The issue underscores the larger immigration debate enveloping the Republican Party. The Big Business wing is pushing hard to bring aboard more foreign workers, while the more nativist elements argue that doing so would take away much-needed American jobs. And it's this debate that could give Republicans like Brown a challenge in winning enough support in Congress for an issue that plays well back home.

Polls show an incredibly tight race between Democratic candidate Elizabeth Warren and Brown, who won his race in 2010 to fill the seat of the late Sen. Ted Kennedy, whose deep Irish ties stretched from Boston to Northern Ireland, where he helped usher in a 1998 power-sharing agreement between Protestants and Catholics.

Neither candidate in this race is of Irish descent, and political analysts say the community could emerge as a key swing voting bloc in a race that could determine which party wins power of the Senate in November. Passage of the bill could be a key talking point for Brown on the campaign trail.

"I think people are very appreciative of the role he's played so far," said Niall O'Dowd, founder of the news website IrishCentral.com. "If it doesn't pass, it will be Republicans who have damaged Brown's prospects."

Brown's bill, which he introduced with Sen. Mark Kirk (R-Ill.), would add Ireland to the E-3 visa program that is currently available only to Australia, meaning 10,500 workers' visas would be available to the Irish under the proposal.

Brown brought his efforts to bear after the House overwhelmingly passed a bill last November to increase per-country visa caps based on employment and family ties, provisions that would most directly help China, India, Mexico and the Philippines. Grassley opposed that bill as well.

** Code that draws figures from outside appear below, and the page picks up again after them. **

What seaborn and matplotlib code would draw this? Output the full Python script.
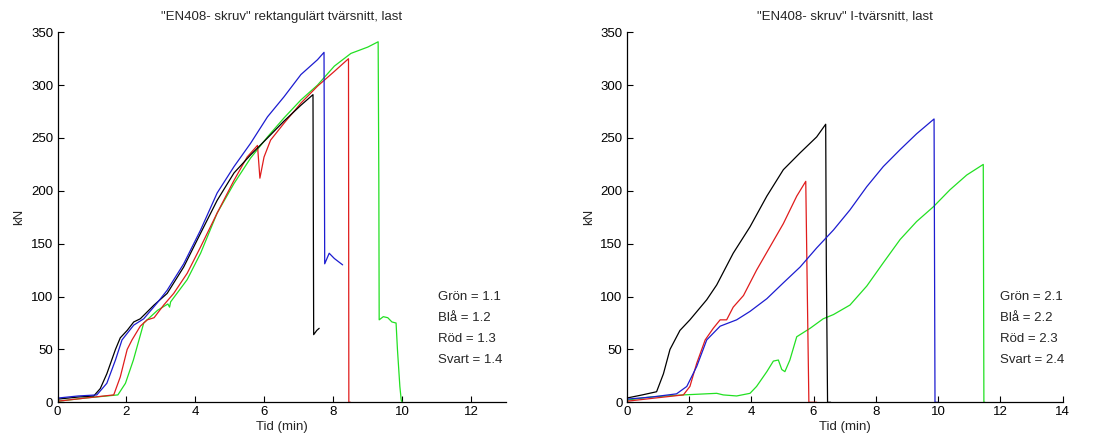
import numpy as np
import pandas as pd
import matplotlib
matplotlib.use("Agg")
import matplotlib.pyplot as plt
import seaborn as sns

# ---------------- data: left panel (rektangulärt tvärsnitt) ----------------
l_green_t = [0, 0.8, 1.75, 1.97, 2.2, 2.5, 2.9, 3.2, 3.25, 3.28, 3.76, 4.15, 4.63, 5.12, 5.6,
             6.09, 6.57, 7.06, 7.54, 8.03, 8.51, 9.0, 9.3, 9.32, 9.33, 9.45, 9.58, 9.7, 9.82,
             9.86, 9.93, 9.97, 10.0]
l_green_kN = [1, 4, 7, 18, 40, 75, 87, 93, 90, 95, 116, 141, 179, 207, 231,
              251, 269, 286, 300, 318, 330, 336, 341, 209, 78, 81, 80, 76, 75,
              50, 15, 2, 0]

l_blue_t = [0, 0.6, 1.14, 1.43, 1.68, 1.87, 2.21, 2.5, 2.89, 3.18, 3.66, 4.15, 4.63, 5.12, 5.6,
            6.09, 6.57, 7.06, 7.54, 7.73, 7.75, 7.88, 8.03, 8.27]
l_blue_kN = [4, 6, 7, 18, 40, 59, 73, 79, 94, 106, 131, 163, 198, 223, 245,
             270, 289, 310, 324, 331, 131, 141, 136, 130]

l_red_t = [0, 0.8, 1.63, 1.82, 2.02, 2.16, 2.4, 2.6, 2.8, 3.08, 3.37, 3.76, 4.15, 4.63, 5.12,
           5.5, 5.8, 5.87, 5.99, 6.18, 6.57, 7.06, 7.54, 8.03, 8.44, 8.45, 8.5]
l_red_kN = [1, 4, 7, 24, 50, 59, 72, 78, 80, 92, 103, 122, 147, 179, 210,
            232, 243, 212, 232, 248, 264, 283, 299, 313, 325, 0, 0]

l_black_t = [0, 0.6, 1.05, 1.24, 1.43, 1.68, 1.82, 2.02, 2.21, 2.4, 2.8, 3.18, 3.66, 4.15, 4.63,
             5.12, 5.6, 6.09, 6.57, 7.06, 7.41, 7.43, 7.52, 7.59]
l_black_kN = [3, 5, 6, 13, 27, 50, 61, 68, 76, 79, 92, 103, 128, 160, 191,
              217, 234, 250, 266, 281, 291, 64, 68, 70]

# ---------------- data: right panel (I-tvärsnitt) ----------------
r_green_t = [0, 0.75, 1.82, 2.89, 3.1, 3.53, 3.96, 4.17, 4.5, 4.71, 4.87, 4.98, 5.08, 5.24, 5.46,
             5.89, 6.31, 6.64, 7.17, 7.71, 8.24, 8.78, 9.31, 9.85, 10.38, 10.92, 11.45, 11.47, 11.5]
r_green_kN = [2, 5, 7, 8.5, 7, 6, 8.5, 15, 29, 39, 40, 31, 29, 40, 62,
              70, 79, 83, 92, 110, 132, 154, 171, 185, 201, 215, 225, 0, 0]

r_blue_t = [0, 0.8, 1.6, 1.93, 2.25, 2.57, 3.0, 3.53, 3.96, 4.5, 5.03, 5.57, 6.1, 6.64, 7.17,
            7.71, 8.24, 8.78, 9.31, 9.87, 9.9, 10.0]
r_blue_kN = [3, 5, 8, 15, 34, 59, 72, 78, 86, 98, 113, 128, 146, 163, 182,
             204, 223, 239, 254, 268, 0, 0]

r_red_t = [0, 0.9, 1.82, 2.03, 2.25, 2.52, 2.78, 3.0, 3.21, 3.42, 3.75, 4.17, 4.6, 5.03, 5.46,
           5.75, 5.8, 5.85, 6.1]
r_red_kN = [1, 4, 7, 15, 37, 59, 70, 78, 78, 90, 101, 125, 147, 169, 195,
            209, 103, 0, 0]

r_black_t = [0, 0.5, 0.96, 1.18, 1.39, 1.71, 2.03, 2.57, 2.89, 3.42, 3.96, 4.5, 5.03, 5.57, 6.1,
             6.39, 6.41, 6.45, 6.55]
r_black_kN = [4, 7, 10, 27, 50, 68, 78, 97, 111, 141, 166, 195, 220, 236, 251,
              263, 131, 0, 0]

left_labels = ["Grön = 1.1", "Blå = 1.2", "Röd = 1.3", "Svart = 1.4"]
right_labels = ["Grön = 2.1", "Blå = 2.2", "Röd = 2.3", "Svart = 2.4"]
titles = ['"EN408- skruv" rektangulärt tvärsnitt, last', '"EN408- skruv" I-tvärsnitt, last']

# ---------------- styling ----------------
sns.set_style("white")
plt.rcParams['font.family'] = ['Liberation Sans', 'DejaVu Sans']
plt.rcParams['font.size'] = 9.5

colors = {"green": "#22e022", "blue": "#1c1cd0", "red": "#e01c1c", "black": "#000000"}

fig = plt.figure(figsize=(10.96, 4.42), dpi=100)
axL = fig.add_axes([0.0525, 0.0898, 0.4089, 0.8372])
axR = fig.add_axes([0.5718, 0.0898, 0.3978, 0.8372])

left_series = [("green", l_green_t, l_green_kN), ("red", l_red_t, l_red_kN),
               ("black", l_black_t, l_black_kN), ("blue", l_blue_t, l_blue_kN)]
right_series = [("green", r_green_t, r_green_kN), ("red", r_red_t, r_red_kN),
                ("black", r_black_t, r_black_kN), ("blue", r_blue_t, r_blue_kN)]

for ax, series, xmax, labels, title, tx in [
        (axL, left_series, 13, left_labels, titles[0], 11.05),
        (axR, right_series, 14, right_labels, titles[1], 12.0)]:
    for cname, t, kn in series:
        df = pd.DataFrame({"t": t, "kN": kn})
        sns.lineplot(data=df, x="t", y="kN", ax=ax, sort=False, estimator=None,
                     color=colors[cname], linewidth=0.9)
    ax.set_xlim(0, xmax)
    ax.set_ylim(0, 350)
    ax.set_xticks(np.arange(0, xmax + 0.1, 2))
    ax.set_yticks(np.arange(0, 351, 50))
    ax.set_xlabel("Tid (min)", labelpad=2)
    ax.set_ylabel("kN", labelpad=4)
    ax.set_title(title, fontsize=9.5, pad=9)
    for s in ["top", "right"]:
        ax.spines[s].set_visible(False)
    for s in ["left", "bottom"]:
        ax.spines[s].set_color("black")
        ax.spines[s].set_linewidth(0.9)
    ax.tick_params(direction="in", length=4, width=0.8, colors="black", labelsize=9.5,
                   bottom=True, left=True, pad=3)
    for i, lab in enumerate(labels):
        ax.text(tx, 100 - i * 20, lab, fontsize=9.5, va="center", ha="left")

fig.savefig("out.png", dpi=100)
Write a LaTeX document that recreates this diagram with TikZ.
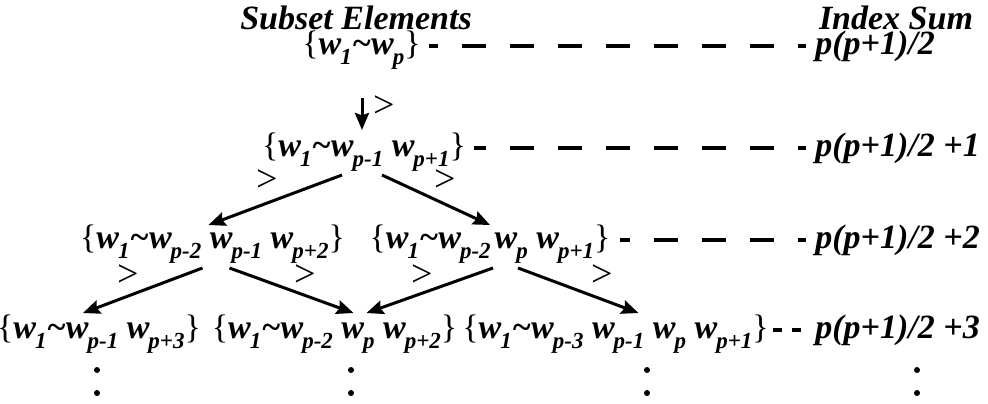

In December, Schumer, who represents wide swaths of Irish voters in New York City, introduced a similar version of the House-passed bill but added the Irish visa provision and included waivers for undocumented Irish immigrants. Two days later, Brown and Kirk introduced a narrowly tailored bill aimed strictly at Irish immigrants but without the undocumented workers provision, which Schumer later dropped from his bill, as well.

Last week, Brown told the Boston Herald that things were "about to pop" on the bill, which is also sought by high-tech companies in Boston.

But Grassley so far has not budged -- and that has prompted some negative headlines in the Irish press, including in the Irish Echo this week, which ran a piece that declared: "Fizzle, No Pop."

In the interview, Brown said he didn't mean to imply the bill was on the verge of passing.

"I said the issue is about to pop; I never said the bill was about to pop," he said. "The fact that we're talking about it, and it's in the forefront, that's about to pop."

But Beth Levine, Grassley's spokeswoman, added that her boss is concerned that the Brown bill could "hurt high-skilled American jobs." She added that Grassley is willing to work with Brown, and the two have met in an attempt to find an agreement.

The bill has generated a fair amount of criticism among conservative activists, like the group Federation for American Immigration Reform. A spokeswoman for the group, Kristen Williamson, said it "puts the Irish unemployed ahead of Americans."

To help find a resolution, Brown urged Cornyn to help intervene and find a compromise, and both men characterized the involvement of Senate GOP leadership as a normal part of the legislative process.

Asked whether passage of the bill would help Brown's reelection, Cornyn said, "It's a little more complicated than that. It takes a majority of the Senate to pass a bill."